--- Start PROVIDED MATERIAL ---

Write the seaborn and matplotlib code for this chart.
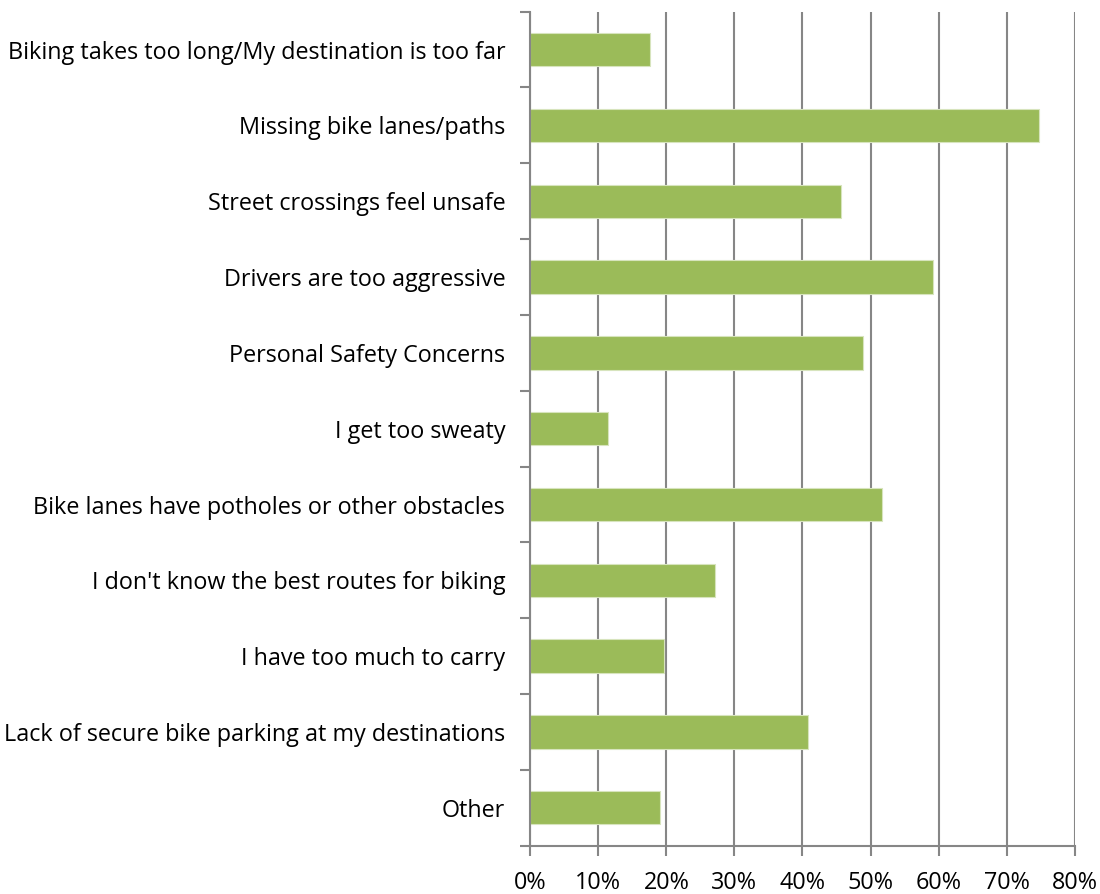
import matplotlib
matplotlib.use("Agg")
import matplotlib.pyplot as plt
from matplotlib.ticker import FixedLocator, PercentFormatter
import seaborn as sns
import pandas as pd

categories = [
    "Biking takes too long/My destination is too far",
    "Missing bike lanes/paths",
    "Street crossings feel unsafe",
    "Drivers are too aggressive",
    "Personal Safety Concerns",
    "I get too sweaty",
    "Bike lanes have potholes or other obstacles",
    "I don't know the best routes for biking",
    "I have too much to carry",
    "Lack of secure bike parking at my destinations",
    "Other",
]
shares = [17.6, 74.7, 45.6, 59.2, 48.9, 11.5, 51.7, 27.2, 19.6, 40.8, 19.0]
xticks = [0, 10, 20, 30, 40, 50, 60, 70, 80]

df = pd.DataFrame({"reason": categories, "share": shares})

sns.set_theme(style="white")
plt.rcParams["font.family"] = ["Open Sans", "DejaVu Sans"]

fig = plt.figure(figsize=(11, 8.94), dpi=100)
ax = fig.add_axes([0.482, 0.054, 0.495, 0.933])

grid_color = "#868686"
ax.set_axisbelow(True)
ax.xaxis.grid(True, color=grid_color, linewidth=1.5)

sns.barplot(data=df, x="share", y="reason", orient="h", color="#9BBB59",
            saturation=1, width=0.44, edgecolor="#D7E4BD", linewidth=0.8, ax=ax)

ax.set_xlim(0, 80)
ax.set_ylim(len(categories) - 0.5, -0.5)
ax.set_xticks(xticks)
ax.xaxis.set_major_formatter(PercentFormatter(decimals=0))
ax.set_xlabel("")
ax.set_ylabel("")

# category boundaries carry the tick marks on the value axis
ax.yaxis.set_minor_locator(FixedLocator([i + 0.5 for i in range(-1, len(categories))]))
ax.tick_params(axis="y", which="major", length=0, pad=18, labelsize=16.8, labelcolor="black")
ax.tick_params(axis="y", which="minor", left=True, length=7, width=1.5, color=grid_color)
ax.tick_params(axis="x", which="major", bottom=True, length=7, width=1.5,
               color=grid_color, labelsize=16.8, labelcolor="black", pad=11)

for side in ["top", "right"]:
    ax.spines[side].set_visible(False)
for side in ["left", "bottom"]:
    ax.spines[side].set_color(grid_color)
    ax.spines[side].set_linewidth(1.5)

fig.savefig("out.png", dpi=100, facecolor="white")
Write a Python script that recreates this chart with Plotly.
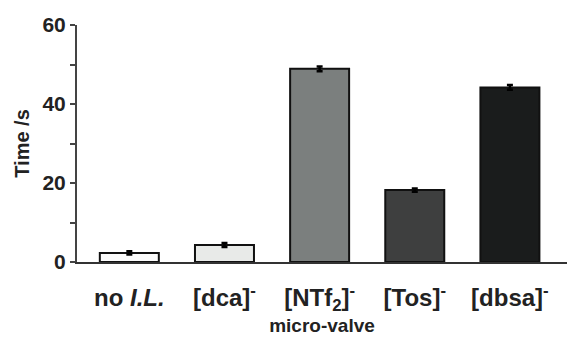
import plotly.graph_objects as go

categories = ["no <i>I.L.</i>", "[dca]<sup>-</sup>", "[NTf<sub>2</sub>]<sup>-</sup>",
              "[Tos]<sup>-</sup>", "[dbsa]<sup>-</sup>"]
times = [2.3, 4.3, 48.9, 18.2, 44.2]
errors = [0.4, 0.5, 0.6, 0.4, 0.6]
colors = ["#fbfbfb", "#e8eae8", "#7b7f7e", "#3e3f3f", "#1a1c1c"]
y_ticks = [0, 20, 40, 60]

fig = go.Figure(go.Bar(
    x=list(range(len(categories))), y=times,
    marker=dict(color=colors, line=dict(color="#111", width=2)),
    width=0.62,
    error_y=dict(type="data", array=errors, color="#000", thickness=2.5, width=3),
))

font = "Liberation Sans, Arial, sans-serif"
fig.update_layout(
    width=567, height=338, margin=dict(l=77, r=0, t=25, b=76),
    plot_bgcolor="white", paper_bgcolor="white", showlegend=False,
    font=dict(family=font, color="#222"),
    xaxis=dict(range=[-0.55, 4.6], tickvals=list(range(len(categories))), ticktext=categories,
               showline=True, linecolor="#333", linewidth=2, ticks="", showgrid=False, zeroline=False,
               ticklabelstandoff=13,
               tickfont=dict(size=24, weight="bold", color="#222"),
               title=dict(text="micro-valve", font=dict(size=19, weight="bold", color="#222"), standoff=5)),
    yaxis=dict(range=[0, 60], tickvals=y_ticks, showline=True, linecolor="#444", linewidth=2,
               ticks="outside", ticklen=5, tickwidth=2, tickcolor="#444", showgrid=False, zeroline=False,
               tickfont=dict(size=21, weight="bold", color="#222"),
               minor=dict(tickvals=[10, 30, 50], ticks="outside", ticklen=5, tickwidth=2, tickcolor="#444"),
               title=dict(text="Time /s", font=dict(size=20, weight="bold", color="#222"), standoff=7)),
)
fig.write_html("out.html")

--- End PROVIDED MATERIAL ---

DESCRIPTION OF THE TASK
Exactly as they stand, quote the lines beginning with the one that contains "Write a Python" and ending with the one that contains "y_ticks = [0, 20, 40, 60]", with no pictures.

RESULT
Write a Python script that recreates this chart with Plotly.
import plotly.graph_objects as go

categories = ["no <i>I.L.</i>", "[dca]<sup>-</sup>", "[NTf<sub>2</sub>]<sup>-</sup>",
              "[Tos]<sup>-</sup>", "[dbsa]<sup>-</sup>"]
times = [2.3, 4.3, 48.9, 18.2, 44.2]
errors = [0.4, 0.5, 0.6, 0.4, 0.6]
colors = ["#fbfbfb", "#e8eae8", "#7b7f7e", "#3e3f3f", "#1a1c1c"]
y_ticks = [0, 20, 40, 60]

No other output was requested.